[start]

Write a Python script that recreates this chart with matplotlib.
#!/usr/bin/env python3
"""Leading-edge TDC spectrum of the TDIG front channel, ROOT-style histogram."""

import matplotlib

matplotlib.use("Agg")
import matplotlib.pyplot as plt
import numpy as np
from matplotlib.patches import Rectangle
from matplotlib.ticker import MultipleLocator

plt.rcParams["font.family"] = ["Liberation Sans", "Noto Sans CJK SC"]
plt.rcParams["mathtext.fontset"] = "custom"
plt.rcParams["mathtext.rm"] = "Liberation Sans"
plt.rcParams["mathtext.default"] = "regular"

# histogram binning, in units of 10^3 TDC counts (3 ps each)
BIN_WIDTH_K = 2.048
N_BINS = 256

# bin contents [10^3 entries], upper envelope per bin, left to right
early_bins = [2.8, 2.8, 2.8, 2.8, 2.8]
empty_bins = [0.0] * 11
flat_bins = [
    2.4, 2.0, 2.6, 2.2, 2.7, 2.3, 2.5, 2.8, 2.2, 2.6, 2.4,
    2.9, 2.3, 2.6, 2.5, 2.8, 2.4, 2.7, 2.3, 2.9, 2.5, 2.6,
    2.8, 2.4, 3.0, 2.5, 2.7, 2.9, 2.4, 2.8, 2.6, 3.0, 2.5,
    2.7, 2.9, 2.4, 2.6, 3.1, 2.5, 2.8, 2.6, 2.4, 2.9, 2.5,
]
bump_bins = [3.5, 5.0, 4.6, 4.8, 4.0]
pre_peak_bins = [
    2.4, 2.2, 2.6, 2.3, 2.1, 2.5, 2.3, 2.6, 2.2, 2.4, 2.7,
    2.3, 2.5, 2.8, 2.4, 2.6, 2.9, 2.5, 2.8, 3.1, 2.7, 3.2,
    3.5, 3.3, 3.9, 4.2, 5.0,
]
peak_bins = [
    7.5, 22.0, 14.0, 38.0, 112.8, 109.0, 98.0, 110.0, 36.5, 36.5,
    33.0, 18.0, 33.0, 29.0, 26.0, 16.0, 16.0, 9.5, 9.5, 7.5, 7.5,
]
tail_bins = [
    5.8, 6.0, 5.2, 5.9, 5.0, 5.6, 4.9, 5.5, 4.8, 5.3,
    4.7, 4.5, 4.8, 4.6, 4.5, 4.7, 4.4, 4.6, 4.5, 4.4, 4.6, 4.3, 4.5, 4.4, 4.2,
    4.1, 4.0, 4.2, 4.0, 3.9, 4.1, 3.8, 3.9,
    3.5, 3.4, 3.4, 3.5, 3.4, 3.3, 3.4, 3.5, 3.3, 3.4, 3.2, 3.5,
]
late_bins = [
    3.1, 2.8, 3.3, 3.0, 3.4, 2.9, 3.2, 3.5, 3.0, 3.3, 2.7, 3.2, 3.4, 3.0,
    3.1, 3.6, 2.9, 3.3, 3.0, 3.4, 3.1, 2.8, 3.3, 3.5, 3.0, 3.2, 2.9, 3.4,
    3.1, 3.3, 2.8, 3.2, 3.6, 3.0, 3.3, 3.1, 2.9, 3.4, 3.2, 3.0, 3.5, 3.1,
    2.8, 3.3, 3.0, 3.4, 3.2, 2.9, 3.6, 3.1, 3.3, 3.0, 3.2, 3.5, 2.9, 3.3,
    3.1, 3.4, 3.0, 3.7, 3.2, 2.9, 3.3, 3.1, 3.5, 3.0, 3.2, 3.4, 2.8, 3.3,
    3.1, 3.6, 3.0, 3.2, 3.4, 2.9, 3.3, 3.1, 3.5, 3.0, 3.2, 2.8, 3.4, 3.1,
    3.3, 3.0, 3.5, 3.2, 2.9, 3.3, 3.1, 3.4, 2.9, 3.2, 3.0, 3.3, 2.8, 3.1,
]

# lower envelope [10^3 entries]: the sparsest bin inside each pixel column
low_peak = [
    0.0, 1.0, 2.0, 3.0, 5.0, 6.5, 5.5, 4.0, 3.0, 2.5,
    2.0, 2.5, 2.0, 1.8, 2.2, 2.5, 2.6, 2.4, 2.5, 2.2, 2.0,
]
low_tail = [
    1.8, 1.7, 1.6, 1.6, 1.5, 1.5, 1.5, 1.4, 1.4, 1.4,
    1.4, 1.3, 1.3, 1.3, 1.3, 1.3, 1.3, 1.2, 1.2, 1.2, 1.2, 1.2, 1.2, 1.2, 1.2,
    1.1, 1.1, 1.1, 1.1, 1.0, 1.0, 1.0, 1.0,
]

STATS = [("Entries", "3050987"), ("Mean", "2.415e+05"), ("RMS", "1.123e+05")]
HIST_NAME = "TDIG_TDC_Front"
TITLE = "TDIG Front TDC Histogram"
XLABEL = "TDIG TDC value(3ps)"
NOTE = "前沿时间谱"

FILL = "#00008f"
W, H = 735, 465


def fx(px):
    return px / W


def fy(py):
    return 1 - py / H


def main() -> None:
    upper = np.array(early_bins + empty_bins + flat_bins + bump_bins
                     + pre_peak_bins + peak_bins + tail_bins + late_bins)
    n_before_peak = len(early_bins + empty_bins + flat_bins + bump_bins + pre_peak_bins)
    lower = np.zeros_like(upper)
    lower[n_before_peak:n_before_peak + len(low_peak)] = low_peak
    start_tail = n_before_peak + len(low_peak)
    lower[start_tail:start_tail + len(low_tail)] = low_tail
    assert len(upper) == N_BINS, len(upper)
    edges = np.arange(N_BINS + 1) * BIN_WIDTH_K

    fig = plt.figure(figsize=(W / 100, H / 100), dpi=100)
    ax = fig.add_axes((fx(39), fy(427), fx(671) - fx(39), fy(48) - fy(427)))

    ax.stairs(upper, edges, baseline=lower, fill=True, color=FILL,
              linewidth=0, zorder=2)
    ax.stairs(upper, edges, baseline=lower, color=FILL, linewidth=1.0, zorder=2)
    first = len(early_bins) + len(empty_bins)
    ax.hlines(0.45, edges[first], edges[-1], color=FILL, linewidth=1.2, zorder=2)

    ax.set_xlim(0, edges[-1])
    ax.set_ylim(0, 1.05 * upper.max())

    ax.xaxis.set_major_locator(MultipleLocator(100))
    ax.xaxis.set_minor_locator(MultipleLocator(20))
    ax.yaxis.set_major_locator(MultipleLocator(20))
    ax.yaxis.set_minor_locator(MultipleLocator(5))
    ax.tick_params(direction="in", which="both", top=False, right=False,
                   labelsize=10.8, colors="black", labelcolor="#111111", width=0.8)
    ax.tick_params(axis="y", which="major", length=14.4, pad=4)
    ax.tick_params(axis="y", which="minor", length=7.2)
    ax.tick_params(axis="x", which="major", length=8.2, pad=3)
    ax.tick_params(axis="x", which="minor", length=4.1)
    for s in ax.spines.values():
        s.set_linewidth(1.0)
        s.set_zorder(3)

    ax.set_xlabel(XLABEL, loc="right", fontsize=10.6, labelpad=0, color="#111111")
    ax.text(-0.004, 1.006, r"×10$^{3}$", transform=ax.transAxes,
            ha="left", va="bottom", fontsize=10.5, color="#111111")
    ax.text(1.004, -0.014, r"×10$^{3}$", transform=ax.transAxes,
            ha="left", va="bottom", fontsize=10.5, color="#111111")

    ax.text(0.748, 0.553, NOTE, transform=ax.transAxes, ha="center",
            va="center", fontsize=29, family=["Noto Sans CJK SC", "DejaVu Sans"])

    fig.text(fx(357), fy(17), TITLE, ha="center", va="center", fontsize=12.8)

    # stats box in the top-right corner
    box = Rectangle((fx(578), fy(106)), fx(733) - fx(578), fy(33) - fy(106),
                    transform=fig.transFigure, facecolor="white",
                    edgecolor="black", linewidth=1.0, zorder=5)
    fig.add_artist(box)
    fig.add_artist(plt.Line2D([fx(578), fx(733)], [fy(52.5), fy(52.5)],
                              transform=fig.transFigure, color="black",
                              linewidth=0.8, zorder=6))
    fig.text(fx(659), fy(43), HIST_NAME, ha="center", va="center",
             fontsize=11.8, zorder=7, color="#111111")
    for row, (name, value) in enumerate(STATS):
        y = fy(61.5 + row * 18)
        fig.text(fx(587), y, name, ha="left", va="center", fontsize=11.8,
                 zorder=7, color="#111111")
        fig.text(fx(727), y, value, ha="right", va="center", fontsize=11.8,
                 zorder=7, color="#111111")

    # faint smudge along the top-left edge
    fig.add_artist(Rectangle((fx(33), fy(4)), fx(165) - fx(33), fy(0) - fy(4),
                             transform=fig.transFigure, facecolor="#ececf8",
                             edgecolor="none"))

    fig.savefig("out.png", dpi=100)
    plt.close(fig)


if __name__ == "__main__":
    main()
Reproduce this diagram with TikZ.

[end]

Begin at the first line of the records above and quote every line verbatim through the one that contains "N_BINS = 256".

SOLUTION TO THIS EXERCISE
Write a Python script that recreates this chart with matplotlib.
#!/usr/bin/env python3
"""Leading-edge TDC spectrum of the TDIG front channel, ROOT-style histogram."""

import matplotlib

matplotlib.use("Agg")
import matplotlib.pyplot as plt
import numpy as np
from matplotlib.patches import Rectangle
from matplotlib.ticker import MultipleLocator

plt.rcParams["font.family"] = ["Liberation Sans", "Noto Sans CJK SC"]
plt.rcParams["mathtext.fontset"] = "custom"
plt.rcParams["mathtext.rm"] = "Liberation Sans"
plt.rcParams["mathtext.default"] = "regular"

# histogram binning, in units of 10^3 TDC counts (3 ps each)
BIN_WIDTH_K = 2.048
N_BINS = 256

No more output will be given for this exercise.